The first figure overlays the observed rate (bars) with the single inferred rate (HyperStudy posterior mean, red) and its 90% credible band. Read left to right, this one curve traces the history of the home run.

[8]:

fig, ax = plt.subplots(figsize=(9.2, 4.4))
ax.bar(years, rate, width=0.8, color=C["muted"], alpha=0.45, label="observed HR/team-game")
ax.plot(years, r_mean, color=C["accent"], lw=2.2, label="inferred rate (posterior mean)")
ax.fill_between(years, r_lo, r_hi, color=C["band"], alpha=0.20, label="90% credible band")
anns = [(1919, 0.05, "dead-ball\nera"), (1921, 0.62, "1920 live-ball\nrevolution"),
        (1968, 0.40, "1968 'Year of\nthe Pitcher'"), (2000, 1.28, "steroid-era\npeak"),
        (2014, 0.72, "testing-era\ndip")]
for xx, yy, txt in anns:
    ax.text(xx, yy, txt, fontsize=7.5, ha="center", color=C["data"])
ax.axvline(cp_mode, color="k", ls="--", lw=1, alpha=0.7)
ax.set_xlim(1869, 2018)
ax.set_ylim(0, 1.45)
ax.set_ylabel("home runs per team-game")
ax.set_xlabel("season")
ax.set_title("150 years of MLB home-run rates, as a single time-varying parameter")
ax.legend(loc="upper left", fontsize=8)
plt.show()

The inferred rate reconstructs the history of baseball offense: the dead-ball era (~0.15 HR/team-game, bottoming out around 1918), the abrupt 1920 jump, the rise through mid-century, the 1968 “Year of the Pitcher” dip, the climb to the steroid-era peak around 2000, the post-2005 testing-era decline, and the 2015–16 rebound.

The two dated breaks

Finally we show the two change-point posteriors side by side: the full-series scan, which dates the live-ball revolution, and the windowed scan, which dates the steroid-era onset.
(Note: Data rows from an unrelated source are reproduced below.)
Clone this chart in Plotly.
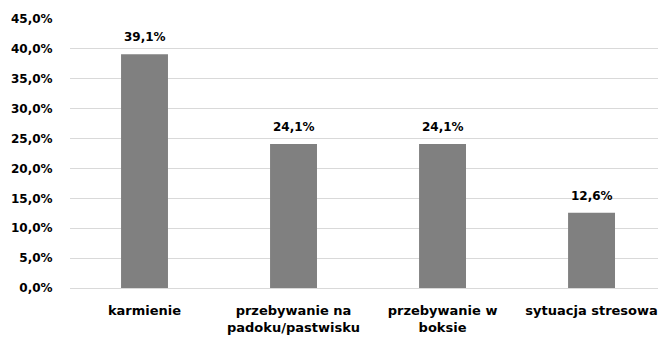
import plotly.graph_objects as go

categories = ["karmienie", "przebywanie na<br>padoku/pastwisku", "przebywanie w<br>boksie", "sytuacja stresowa"]
values = [39.1, 24.1, 24.1, 12.6]
y_ticks = [0, 5, 10, 15, 20, 25, 30, 35, 40, 45]
y_tick_labels = [f"{v:.1f}%".replace(".", ",") for v in y_ticks]

font_family = "DejaVu Sans"
label_font = dict(family=font_family, size=12, color="#000000", weight="bold")
category_font = dict(family=font_family, size=13, color="#000000", weight="bold")

fig = go.Figure(
    go.Bar(
        x=categories,
        y=values,
        marker=dict(color="#808080", line=dict(width=0)),
        width=0.315,
        hoverinfo="skip",
    )
)

# value labels above each bar
for cat, val in zip(categories, values):
    fig.add_annotation(
        x=cat,
        y=val,
        text=f"{val:.1f}%".replace(".", ","),
        showarrow=False,
        yanchor="bottom",
        yshift=8,
        font=label_font,
    )

fig.update_layout(
    width=658,
    height=338,
    margin=dict(l=70, r=0, t=19, b=50),
    plot_bgcolor="#ffffff",
    paper_bgcolor="#ffffff",
    showlegend=False,
    font=label_font,
    xaxis=dict(
        range=[-0.5, 3.446],
        showgrid=False,
        showline=True,
        linecolor="#d9d9d9",
        linewidth=1,
        ticks="outside",
        ticklen=10,
        tickcolor="rgba(0,0,0,0)",
        tickfont=category_font,
    ),
    yaxis=dict(
        range=[0, 45],
        tickvals=y_ticks,
        ticktext=y_tick_labels,
        showgrid=True,
        gridcolor="#d9d9d9",
        gridwidth=1,
        zeroline=False,
        ticks="outside",
        ticklen=14,
        tickcolor="rgba(0,0,0,0)",
        tickfont=label_font,
    ),
)

fig.write_html("out.html")
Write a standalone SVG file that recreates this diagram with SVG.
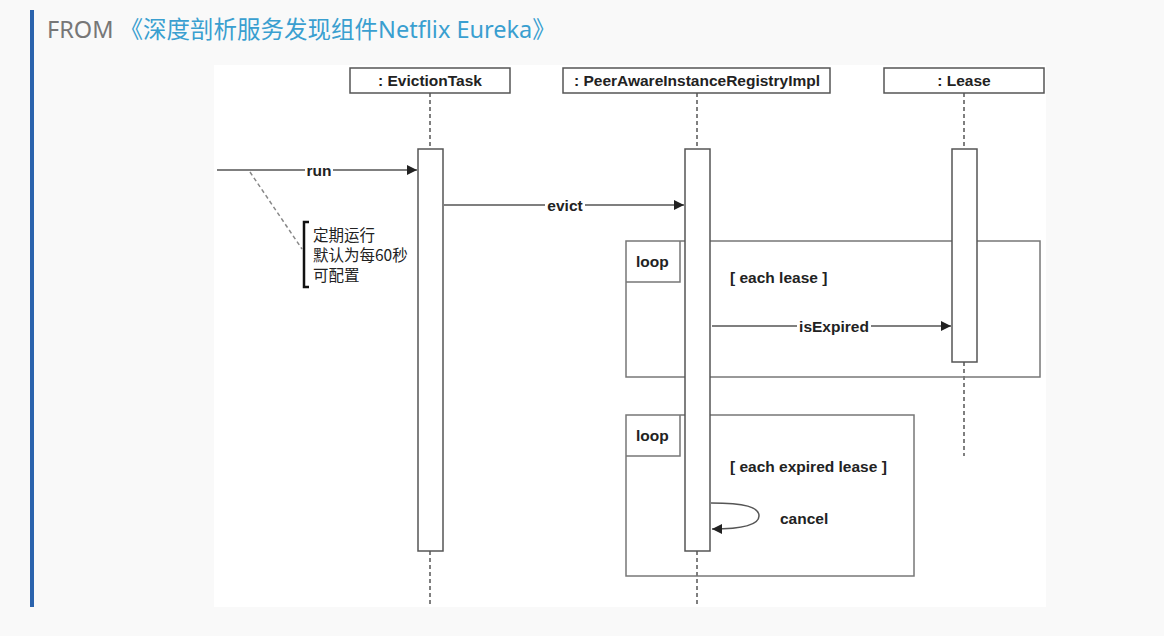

These are distributions over years, so each transition comes with its own uncertainty, which a hand-defined “era” boundary cannot provide.

[9]:

fig, (axa, axb) = plt.subplots(1, 2, figsize=(9.2, 3.4))
axa.bar(cp_x, cp_p, width=0.9, color=C["green"], alpha=0.85)
axa.axvline(1920, color=C["accent"], ls="--", lw=1.2, label="1920")
axa.set_xlim(1912, 1928)
axa.set_xlabel("year of dominant break")
axa.set_ylabel("posterior probability")
axa.set_title(f"Live-ball revolution: {cp_mode:.0f}")
axa.legend(fontsize=8)
axb.bar(cp2_x, cp2_p, width=0.9, color=C["accent2"], alpha=0.85)
axb.set_xlim(1985, 2000)
axb.set_xlabel("year of break (1980–2004 window)")
axb.set_ylabel("posterior probability")
axb.set_title(f"Steroid-era onset: {cp2_mode:.0f}")
plt.tight_layout()
plt.show()

What this example showed

On a single, readily interpretable dataset we used bayesloop to:

express baseball folklore as measurement: one continuously varying parameter reconstructs 150 years of home-run history, and the figure traces that history directly;
settle a structural question with model evidence: a time-varying rate is favoured over both a constant level and a single break by tens of log₁₀ units, which confirms that baseball offense is a multi-regime system;
date two transitions with posteriors rather than assumptions: full-series and windowed ChangepointStudy scans place the live-ball revolution at 1920 and the steroid-era onset at 1993, both within a year of the dates historians cite;
apply a practical modelling lesson: why a naive Poisson-on-totals model underflows on large counts, and how reframing to a Gaussian rate with inferred scatter fixes it, guidance that transfers to any bayesloop user with large count data.